WRITTEN TASK:
The material below should be written out in full and exactly; pictures stay out of the copy.

[Collected data entries]
..........
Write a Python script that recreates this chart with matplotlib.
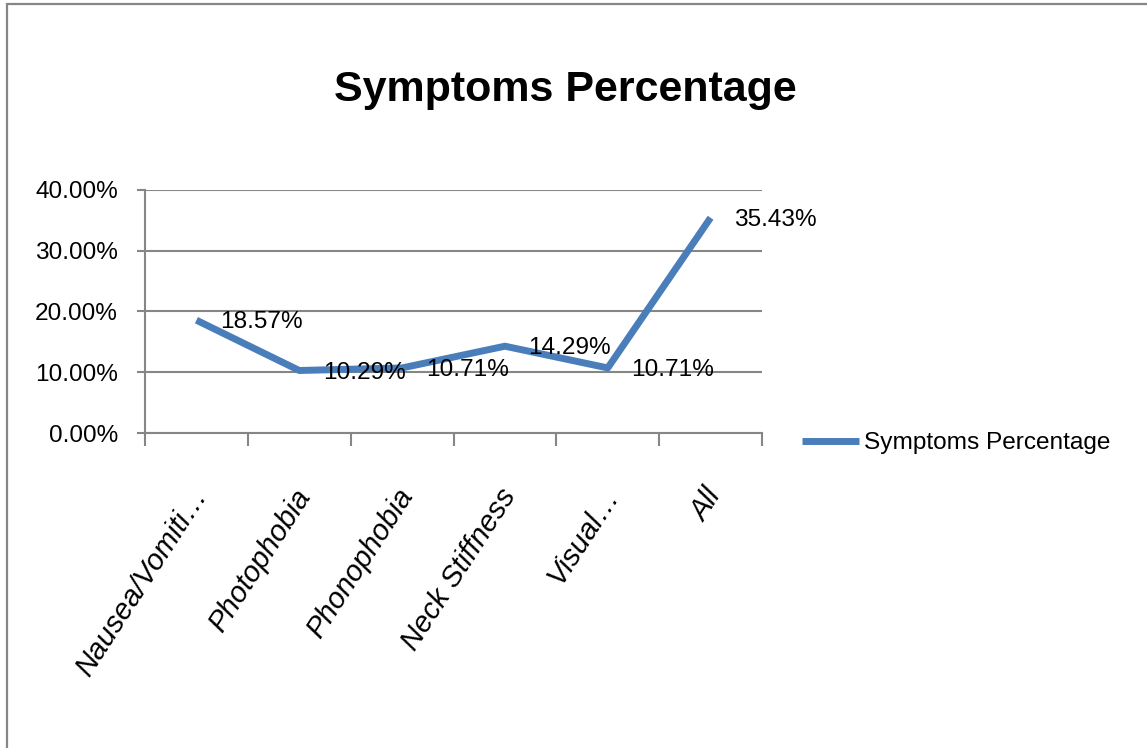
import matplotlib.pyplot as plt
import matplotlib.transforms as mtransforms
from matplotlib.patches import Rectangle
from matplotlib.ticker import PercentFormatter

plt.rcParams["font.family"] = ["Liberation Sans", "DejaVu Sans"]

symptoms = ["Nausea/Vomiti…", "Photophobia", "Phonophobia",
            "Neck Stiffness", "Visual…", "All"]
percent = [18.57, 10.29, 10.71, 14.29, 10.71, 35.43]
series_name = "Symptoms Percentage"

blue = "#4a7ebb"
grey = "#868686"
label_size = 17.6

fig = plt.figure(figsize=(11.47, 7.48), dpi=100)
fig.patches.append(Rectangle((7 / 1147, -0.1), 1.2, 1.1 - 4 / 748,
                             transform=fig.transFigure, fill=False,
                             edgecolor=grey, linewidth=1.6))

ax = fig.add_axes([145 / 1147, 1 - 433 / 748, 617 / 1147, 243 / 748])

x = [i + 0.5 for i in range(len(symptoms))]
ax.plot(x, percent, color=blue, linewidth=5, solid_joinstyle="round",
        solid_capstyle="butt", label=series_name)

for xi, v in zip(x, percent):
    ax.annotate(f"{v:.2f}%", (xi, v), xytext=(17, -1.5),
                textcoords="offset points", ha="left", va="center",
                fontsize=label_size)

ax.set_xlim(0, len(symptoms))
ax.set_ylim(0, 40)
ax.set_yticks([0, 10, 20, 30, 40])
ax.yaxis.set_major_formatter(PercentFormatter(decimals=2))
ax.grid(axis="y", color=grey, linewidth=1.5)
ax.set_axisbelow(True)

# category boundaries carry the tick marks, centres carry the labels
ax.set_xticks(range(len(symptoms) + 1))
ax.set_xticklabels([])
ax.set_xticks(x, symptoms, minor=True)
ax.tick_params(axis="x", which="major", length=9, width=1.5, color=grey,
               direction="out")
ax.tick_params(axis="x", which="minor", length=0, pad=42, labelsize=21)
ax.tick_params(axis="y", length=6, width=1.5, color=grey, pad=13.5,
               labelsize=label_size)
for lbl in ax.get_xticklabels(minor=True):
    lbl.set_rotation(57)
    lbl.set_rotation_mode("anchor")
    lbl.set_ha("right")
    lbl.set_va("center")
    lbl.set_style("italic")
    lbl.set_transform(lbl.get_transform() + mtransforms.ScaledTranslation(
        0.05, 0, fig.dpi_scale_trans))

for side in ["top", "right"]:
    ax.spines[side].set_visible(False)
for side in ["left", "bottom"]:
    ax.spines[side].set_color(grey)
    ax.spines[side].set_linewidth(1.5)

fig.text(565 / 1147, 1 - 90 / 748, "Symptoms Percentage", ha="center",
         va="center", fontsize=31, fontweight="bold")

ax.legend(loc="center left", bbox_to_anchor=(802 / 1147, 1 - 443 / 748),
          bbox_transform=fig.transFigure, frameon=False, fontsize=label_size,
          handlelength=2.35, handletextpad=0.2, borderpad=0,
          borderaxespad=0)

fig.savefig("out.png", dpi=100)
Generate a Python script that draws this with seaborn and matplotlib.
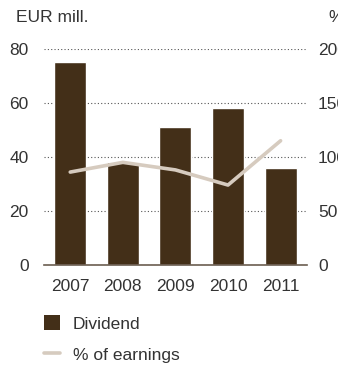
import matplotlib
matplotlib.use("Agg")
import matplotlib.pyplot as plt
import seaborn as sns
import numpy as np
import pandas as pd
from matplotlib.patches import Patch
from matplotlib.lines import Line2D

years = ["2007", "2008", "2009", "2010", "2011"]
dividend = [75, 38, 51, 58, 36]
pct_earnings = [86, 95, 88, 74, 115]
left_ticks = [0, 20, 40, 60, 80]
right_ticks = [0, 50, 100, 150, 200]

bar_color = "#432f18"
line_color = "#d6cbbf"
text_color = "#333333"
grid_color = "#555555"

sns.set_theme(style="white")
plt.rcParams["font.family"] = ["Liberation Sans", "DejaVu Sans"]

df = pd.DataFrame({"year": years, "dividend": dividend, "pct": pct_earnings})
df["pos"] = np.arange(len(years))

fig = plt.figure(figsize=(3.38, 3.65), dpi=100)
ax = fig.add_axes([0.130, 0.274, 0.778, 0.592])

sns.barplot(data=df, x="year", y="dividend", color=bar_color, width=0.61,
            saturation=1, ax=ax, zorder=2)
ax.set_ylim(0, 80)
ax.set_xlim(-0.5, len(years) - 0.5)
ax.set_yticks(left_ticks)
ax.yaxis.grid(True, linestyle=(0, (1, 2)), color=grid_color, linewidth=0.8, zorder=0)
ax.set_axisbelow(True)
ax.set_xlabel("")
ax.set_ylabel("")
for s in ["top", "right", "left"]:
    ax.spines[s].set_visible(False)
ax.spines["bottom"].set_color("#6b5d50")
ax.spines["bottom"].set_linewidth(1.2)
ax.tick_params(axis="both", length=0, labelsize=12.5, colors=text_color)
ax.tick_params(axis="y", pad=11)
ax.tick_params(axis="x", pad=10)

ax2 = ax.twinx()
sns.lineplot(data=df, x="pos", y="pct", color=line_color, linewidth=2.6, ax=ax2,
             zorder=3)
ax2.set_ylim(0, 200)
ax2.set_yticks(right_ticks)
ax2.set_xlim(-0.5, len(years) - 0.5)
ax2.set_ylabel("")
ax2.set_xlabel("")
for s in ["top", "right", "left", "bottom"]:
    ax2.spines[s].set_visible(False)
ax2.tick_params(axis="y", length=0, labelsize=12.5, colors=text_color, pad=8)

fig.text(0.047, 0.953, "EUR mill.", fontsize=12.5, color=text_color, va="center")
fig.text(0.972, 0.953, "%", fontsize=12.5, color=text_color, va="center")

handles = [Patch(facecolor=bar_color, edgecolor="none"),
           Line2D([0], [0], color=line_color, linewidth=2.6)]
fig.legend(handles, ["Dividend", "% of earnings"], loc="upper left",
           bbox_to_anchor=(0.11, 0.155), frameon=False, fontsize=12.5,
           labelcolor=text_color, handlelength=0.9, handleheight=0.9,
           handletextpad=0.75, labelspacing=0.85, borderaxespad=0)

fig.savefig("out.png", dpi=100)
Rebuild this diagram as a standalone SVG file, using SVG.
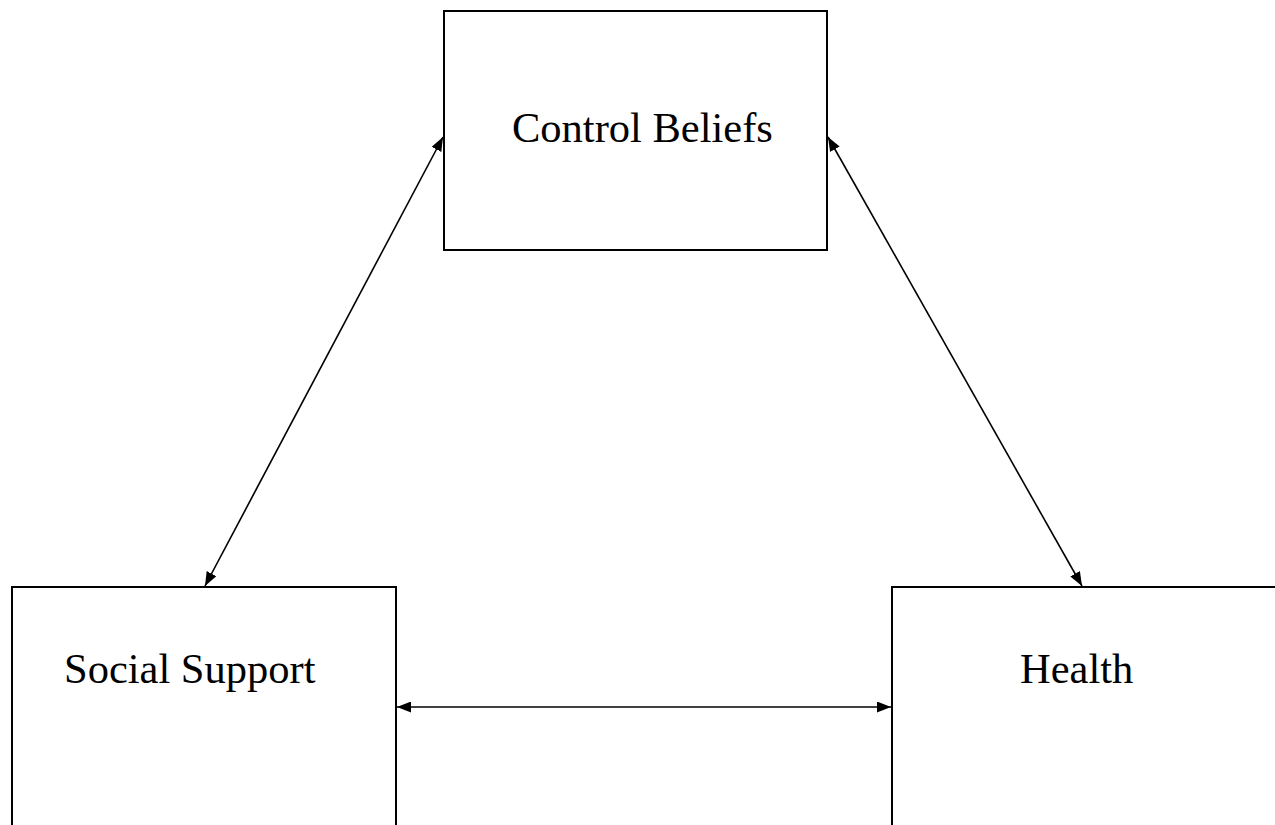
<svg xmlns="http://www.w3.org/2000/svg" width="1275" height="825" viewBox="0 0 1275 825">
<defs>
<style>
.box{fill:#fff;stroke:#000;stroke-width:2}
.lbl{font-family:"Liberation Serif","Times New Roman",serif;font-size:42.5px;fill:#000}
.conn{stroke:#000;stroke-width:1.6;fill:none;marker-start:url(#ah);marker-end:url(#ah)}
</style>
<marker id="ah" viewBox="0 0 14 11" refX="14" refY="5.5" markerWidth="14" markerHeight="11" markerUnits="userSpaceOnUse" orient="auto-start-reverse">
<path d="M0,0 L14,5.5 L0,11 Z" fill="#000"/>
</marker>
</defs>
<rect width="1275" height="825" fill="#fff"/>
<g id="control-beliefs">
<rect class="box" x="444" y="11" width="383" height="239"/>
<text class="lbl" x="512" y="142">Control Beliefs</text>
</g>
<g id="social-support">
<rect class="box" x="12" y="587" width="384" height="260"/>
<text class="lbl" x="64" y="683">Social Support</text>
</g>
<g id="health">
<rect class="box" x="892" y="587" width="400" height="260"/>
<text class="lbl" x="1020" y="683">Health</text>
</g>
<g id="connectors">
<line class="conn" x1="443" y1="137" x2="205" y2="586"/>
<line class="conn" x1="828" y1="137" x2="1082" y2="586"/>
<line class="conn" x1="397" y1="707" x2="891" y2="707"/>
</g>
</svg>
..........
SOLUTION TO THIS PROBLEM:
Write a Python script that recreates this chart with matplotlib.
import matplotlib.pyplot as plt
import matplotlib.transforms as mtransforms
from matplotlib.patches import Rectangle
from matplotlib.ticker import PercentFormatter

plt.rcParams["font.family"] = ["Liberation Sans", "DejaVu Sans"]

symptoms = ["Nausea/Vomiti…", "Photophobia", "Phonophobia",
            "Neck Stiffness", "Visual…", "All"]
percent = [18.57, 10.29, 10.71, 14.29, 10.71, 35.43]
series_name = "Symptoms Percentage"

blue = "#4a7ebb"
grey = "#868686"
label_size = 17.6

fig = plt.figure(figsize=(11.47, 7.48), dpi=100)
fig.patches.append(Rectangle((7 / 1147, -0.1), 1.2, 1.1 - 4 / 748,
                             transform=fig.transFigure, fill=False,
                             edgecolor=grey, linewidth=1.6))

ax = fig.add_axes([145 / 1147, 1 - 433 / 748, 617 / 1147, 243 / 748])

x = [i + 0.5 for i in range(len(symptoms))]
ax.plot(x, percent, color=blue, linewidth=5, solid_joinstyle="round",
        solid_capstyle="butt", label=series_name)

for xi, v in zip(x, percent):
    ax.annotate(f"{v:.2f}%", (xi, v), xytext=(17, -1.5),
                textcoords="offset points", ha="left", va="center",
                fontsize=label_size)

ax.set_xlim(0, len(symptoms))
ax.set_ylim(0, 40)
ax.set_yticks([0, 10, 20, 30, 40])
ax.yaxis.set_major_formatter(PercentFormatter(decimals=2))
ax.grid(axis="y", color=grey, linewidth=1.5)
ax.set_axisbelow(True)

# category boundaries carry the tick marks, centres carry the labels
ax.set_xticks(range(len(symptoms) + 1))
ax.set_xticklabels([])
ax.set_xticks(x, symptoms, minor=True)
ax.tick_params(axis="x", which="major", length=9, width=1.5, color=grey,
               direction="out")
ax.tick_params(axis="x", which="minor", length=0, pad=42, labelsize=21)
ax.tick_params(axis="y", length=6, width=1.5, color=grey, pad=13.5,
               labelsize=label_size)
for lbl in ax.get_xticklabels(minor=True):
    lbl.set_rotation(57)
    lbl.set_rotation_mode("anchor")
    lbl.set_ha("right")
    lbl.set_va("center")
    lbl.set_style("italic")
    lbl.set_transform(lbl.get_transform() + mtransforms.ScaledTranslation(
        0.05, 0, fig.dpi_scale_trans))

for side in ["top", "right"]:
    ax.spines[side].set_visible(False)
for side in ["left", "bottom"]:
    ax.spines[side].set_color(grey)
    ax.spines[side].set_linewidth(1.5)

fig.text(565 / 1147, 1 - 90 / 748, "Symptoms Percentage", ha="center",
         va="center", fontsize=31, fontweight="bold")

ax.legend(loc="center left", bbox_to_anchor=(802 / 1147, 1 - 443 / 748),
          bbox_transform=fig.transFigure, frameon=False, fontsize=label_size,
          handlelength=2.35, handletextpad=0.2, borderpad=0,
          borderaxespad=0)

fig.savefig("out.png", dpi=100)
Generate a Python script that draws this with seaborn and matplotlib.
import matplotlib
matplotlib.use("Agg")
import matplotlib.pyplot as plt
import seaborn as sns
import numpy as np
import pandas as pd
from matplotlib.patches import Patch
from matplotlib.lines import Line2D

years = ["2007", "2008", "2009", "2010", "2011"]
dividend = [75, 38, 51, 58, 36]
pct_earnings = [86, 95, 88, 74, 115]
left_ticks = [0, 20, 40, 60, 80]
right_ticks = [0, 50, 100, 150, 200]

bar_color = "#432f18"
line_color = "#d6cbbf"
text_color = "#333333"
grid_color = "#555555"

sns.set_theme(style="white")
plt.rcParams["font.family"] = ["Liberation Sans", "DejaVu Sans"]

df = pd.DataFrame({"year": years, "dividend": dividend, "pct": pct_earnings})
df["pos"] = np.arange(len(years))

fig = plt.figure(figsize=(3.38, 3.65), dpi=100)
ax = fig.add_axes([0.130, 0.274, 0.778, 0.592])

sns.barplot(data=df, x="year", y="dividend", color=bar_color, width=0.61,
            saturation=1, ax=ax, zorder=2)
ax.set_ylim(0, 80)
ax.set_xlim(-0.5, len(years) - 0.5)
ax.set_yticks(left_ticks)
ax.yaxis.grid(True, linestyle=(0, (1, 2)), color=grid_color, linewidth=0.8, zorder=0)
ax.set_axisbelow(True)
ax.set_xlabel("")
ax.set_ylabel("")
for s in ["top", "right", "left"]:
    ax.spines[s].set_visible(False)
ax.spines["bottom"].set_color("#6b5d50")
ax.spines["bottom"].set_linewidth(1.2)
ax.tick_params(axis="both", length=0, labelsize=12.5, colors=text_color)
ax.tick_params(axis="y", pad=11)
ax.tick_params(axis="x", pad=10)

ax2 = ax.twinx()
sns.lineplot(data=df, x="pos", y="pct", color=line_color, linewidth=2.6, ax=ax2,
             zorder=3)
ax2.set_ylim(0, 200)
ax2.set_yticks(right_ticks)
ax2.set_xlim(-0.5, len(years) - 0.5)
ax2.set_ylabel("")
ax2.set_xlabel("")
for s in ["top", "right", "left", "bottom"]:
    ax2.spines[s].set_visible(False)
ax2.tick_params(axis="y", length=0, labelsize=12.5, colors=text_color, pad=8)

fig.text(0.047, 0.953, "EUR mill.", fontsize=12.5, color=text_color, va="center")
fig.text(0.972, 0.953, "%", fontsize=12.5, color=text_color, va="center")

handles = [Patch(facecolor=bar_color, edgecolor="none"),
           Line2D([0], [0], color=line_color, linewidth=2.6)]
fig.legend(handles, ["Dividend", "% of earnings"], loc="upper left",
           bbox_to_anchor=(0.11, 0.155), frameon=False, fontsize=12.5,
           labelcolor=text_color, handlelength=0.9, handleheight=0.9,
           handletextpad=0.75, labelspacing=0.85, borderaxespad=0)

fig.savefig("out.png", dpi=100)
Rebuild this diagram as a standalone SVG file, using SVG.
<svg xmlns="http://www.w3.org/2000/svg" width="1275" height="825" viewBox="0 0 1275 825">
<defs>
<style>
.box{fill:#fff;stroke:#000;stroke-width:2}
.lbl{font-family:"Liberation Serif","Times New Roman",serif;font-size:42.5px;fill:#000}
.conn{stroke:#000;stroke-width:1.6;fill:none;marker-start:url(#ah);marker-end:url(#ah)}
</style>
<marker id="ah" viewBox="0 0 14 11" refX="14" refY="5.5" markerWidth="14" markerHeight="11" markerUnits="userSpaceOnUse" orient="auto-start-reverse">
<path d="M0,0 L14,5.5 L0,11 Z" fill="#000"/>
</marker>
</defs>
<rect width="1275" height="825" fill="#fff"/>
<g id="control-beliefs">
<rect class="box" x="444" y="11" width="383" height="239"/>
<text class="lbl" x="512" y="142">Control Beliefs</text>
</g>
<g id="social-support">
<rect class="box" x="12" y="587" width="384" height="260"/>
<text class="lbl" x="64" y="683">Social Support</text>
</g>
<g id="health">
<rect class="box" x="892" y="587" width="400" height="260"/>
<text class="lbl" x="1020" y="683">Health</text>
</g>
<g id="connectors">
<line class="conn" x1="443" y1="137" x2="205" y2="586"/>
<line class="conn" x1="828" y1="137" x2="1082" y2="586"/>
<line class="conn" x1="397" y1="707" x2="891" y2="707"/>
</g>
</svg>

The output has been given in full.